Search engine optimization for digital repositories cannot be addressed once and then left alone. As Kenning Arlitsch and Patrick OBrien have learned from more than two years of research at the University of Utah, it requires continuous monitoring at each repository for long-term success. The reporting tools developed for their IMLS funded project, “Getting Found: Search Engine Optimization for Digital Repositories” are part of a toolkit that will help repository managers monitor metrics and adjust their practices accordingly to achieve success.
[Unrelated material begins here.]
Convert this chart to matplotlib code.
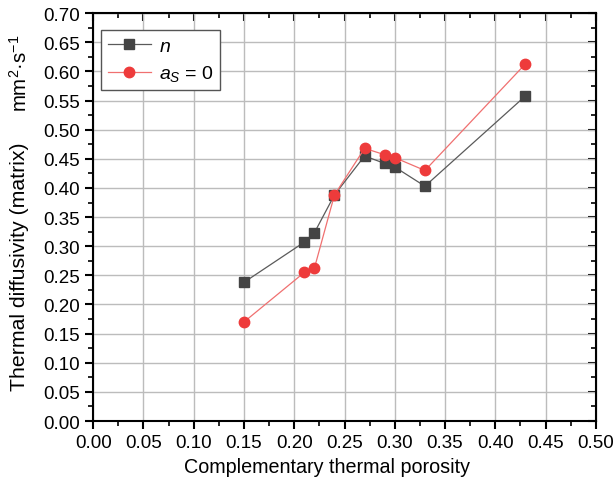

Digital repositories face a common challenge: being found by users in a crowded and ever-expanding sea of information on the Internet. Getting found means repository objects must be included in the indexes of major search engines because most students and faculty now begin their research with Internet search engines. Digital repositories created by libraries will be largely invisible to users if their contents are not indexed in these search engines. Surveys conducted by Arlitsch and OBrien have revealed low average indexing ratios in digital repositories and institutional repositories (IR) across the nation. IR have unique SEO issues due to the type of content they offer and the crawling and metadata requirements of specialized search engines like Google Scholar.
Reasons for low indexing ratios can be grouped into four areas:
1. Server and software configuration and performance
3. Unclear institutional goals and organizational communication
4. Changing search engine policies
Many librarians are unaware how invisible their collections are to their users, and most institutions lack the staff skills necessary to understand and address the multiple layers required to improve search engine indexing and rank.
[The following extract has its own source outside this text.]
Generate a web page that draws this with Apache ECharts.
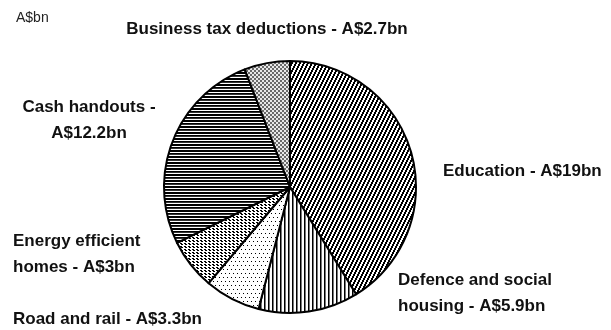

Arlitsch and OBrien have demonstrated considerable success with raising the indexing ratio of digital repositories at the University of Utah. They raised their average indexing ratio in Google from 12% to over 80%, with several collections, including their IR, achieving nearly 100% indexing ratio. Those improvements have led to a 450% increase in referrals from Google and a 130% increase in visitors.
Arlitsch and OBrien have expanded their research and are developing a toolkit for digital repository managers. They will eventually offer SEO training for the library community.